A bit of Dickinson -- binding a month's worth of small poems here -- with a bit of Rilke's hushed observations -- somehow Robert Bly -- and of Rumi, the ecstatic -- but all Ruth, poised at the cusp of spring, celebrating what is, what passes, what may be. My faves: 4, 10, the stilling pace of 12-13, the distance insistance of 22 & 25, the resolution of 29. Fine stuff, Ruth -- Brendan
I love your imagery, your phrasing, the way your words seem to float on the page. Your poetry is very fine, Ruth and I feel so privileged to read it.
Such beauty ... a delight to read.
This is a brilliant soul practice. I am participating in a Soul of the Pilgrim online retreat and everyday I am drawing/painting/creating a mandala based on something I write -- usually a poem.
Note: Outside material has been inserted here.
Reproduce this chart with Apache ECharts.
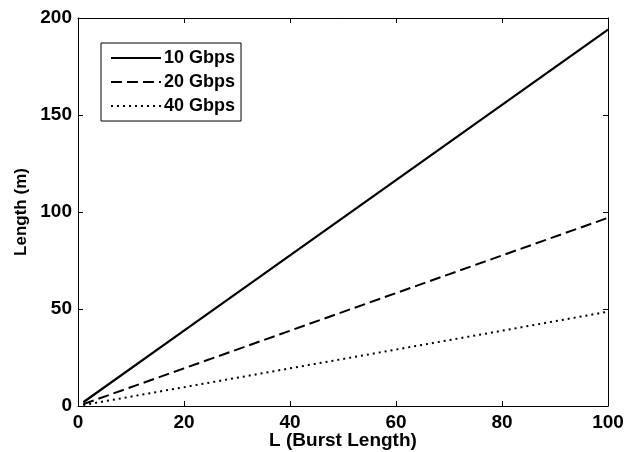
<!DOCTYPE html>
<html><head><meta charset="utf-8">
<script src="https://cdn.jsdelivr.net/npm/echarts@6/dist/echarts.min.js"></script>
<style>html,body{margin:0;padding:0;background:#fff}#c{width:624px;height:452px}</style>
</head><body><div id="c"></div>
<script>
const burstLength = [1, 20, 40, 60, 80, 100];
const len10 = [1.94, 38.8, 77.6, 116.4, 155.2, 194];
const len20 = [0.97, 19.4, 38.8, 58.2, 77.6, 97];
const len40 = [0.49, 9.7, 19.4, 29.1, 38.8, 48.6];
const seriesNames = ['10 Gbps', '20 Gbps', '40 Gbps'];
const xTicks = [0, 20, 40, 60, 80, 100];
const yTicks = [0, 50, 100, 150, 200];

const font = 'Liberation Sans, Arial, sans-serif';
const chart = echarts.init(document.getElementById('c'));
const pts = arr => burstLength.map((x, i) => [x, arr[i]]);
const axisCommon = {
  axisLine: {show: true, onZero: false, lineStyle: {color: '#000', width: 1}},
  axisTick: {show: true, inside: true, length: 5, lineStyle: {color: '#000'}},
  splitLine: {show: false}
};
const lbl = {fontFamily: font, fontSize: 19, fontWeight: 'bold', color: '#000'};
chart.setOption({
  animation: false,
  grid: {left: 78, right: 16, top: 18, bottom: 46, containLabel: false, outerBoundsMode: 'none'},
  legend: {
    left: 101, top: 43, orient: 'vertical',
    data: seriesNames,
    itemWidth: 50, itemHeight: 14, itemGap: 6,
    padding: [6, 6, 6, 9],
    borderColor: '#000', borderWidth: 1,
    itemStyle: {opacity: 0},
    textStyle: {fontFamily: font, fontSize: 18, fontWeight: 'bold', color: '#000', lineHeight: 18, padding: [0, 0, 0, -2]}
  },
  xAxis: [
    Object.assign({type: 'value', min: 0, max: 100, interval: 20, position: 'bottom',
      name: 'L (Burst Length)', nameLocation: 'middle', nameGap: 25, nameMoveOverlap: false,
      nameTextStyle: lbl,
      axisLabel: Object.assign({margin: 7, formatter: v => xTicks.includes(v) ? String(v) : ''}, lbl)}, axisCommon),
    Object.assign({type: 'value', min: 0, max: 100, interval: 20, position: 'top', axisLabel: {show: false}}, axisCommon)
  ],
  yAxis: [
    Object.assign({type: 'value', min: 0, max: 200, interval: 50, position: 'left',
      name: 'Length (m)', nameLocation: 'middle', nameGap: 48, nameRotate: 90, nameMoveOverlap: false,
      nameTextStyle: Object.assign({}, lbl, {fontSize: 17}),
      axisLabel: Object.assign({margin: 6, formatter: v => yTicks.includes(v) ? String(v) : ''}, lbl)}, axisCommon),
    Object.assign({type: 'value', min: 0, max: 200, interval: 50, position: 'right', axisLabel: {show: false}}, axisCommon)
  ],
  series: [
    {name: seriesNames[0], type: 'line', data: pts(len10), symbol: 'none', color: '#000',
      lineStyle: {color: '#000', width: 2.2, type: 'solid'}},
    {name: seriesNames[1], type: 'line', data: pts(len20), symbol: 'none', color: '#000',
      lineStyle: {color: '#000', width: 2, type: [11, 5]}},
    {name: seriesNames[2], type: 'line', data: pts(len40), symbol: 'none', color: '#000',
      lineStyle: {color: '#000', width: 2, type: [2, 4]}}
  ]
});
</script></body></html>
It is healing and enlivening and exciting and wondrous to explore each day this way.
Love that you wove the move together stitching moments together with words. beautiful.
Brendan, thanks for looking through all these windows with me, and for your kind comparisons. They were born out of a few pain-free minutes. I was giddy!
The Broad, you are so nice, thank you.
Reena, thank you for reading and your nice comment.
Louise, that is cool! Using different parts of our being to create an expression out of our souls is an adventure: you never know what it will lead to.
What an inspiring list. 29 beautiful truths!
Out of emptiness into fullness she walks, writing her vision, her wings concealed beneath her (synthetic) fur-trimmed jacket.
She has flown...
And we are so very glad she does. Thank you, Ruth.
Marcie, thanks so much!
ds, how kind you are. Thank you.
A beautiful meditation--and brilliant realization. I really took to 21--the words that were already here. Yes! Yes!
I knew this would be a treat, Ruth, the minute I saw "29" and "soul." I was not disappointed.
Ruth,I love it and I won't compare my writing to yours ;') or compare one stanza to another; but simply enjoy the whole.
This was posted on the day we returned from Florida. I have been sick every day since, but this cheers me up.
Particularly "the space that desire plows ahead of itself" brings to mind desire as a boat plowing through the waves of whatever one desires at the time, or a sharp iron ploughshare overturning the springtime earth.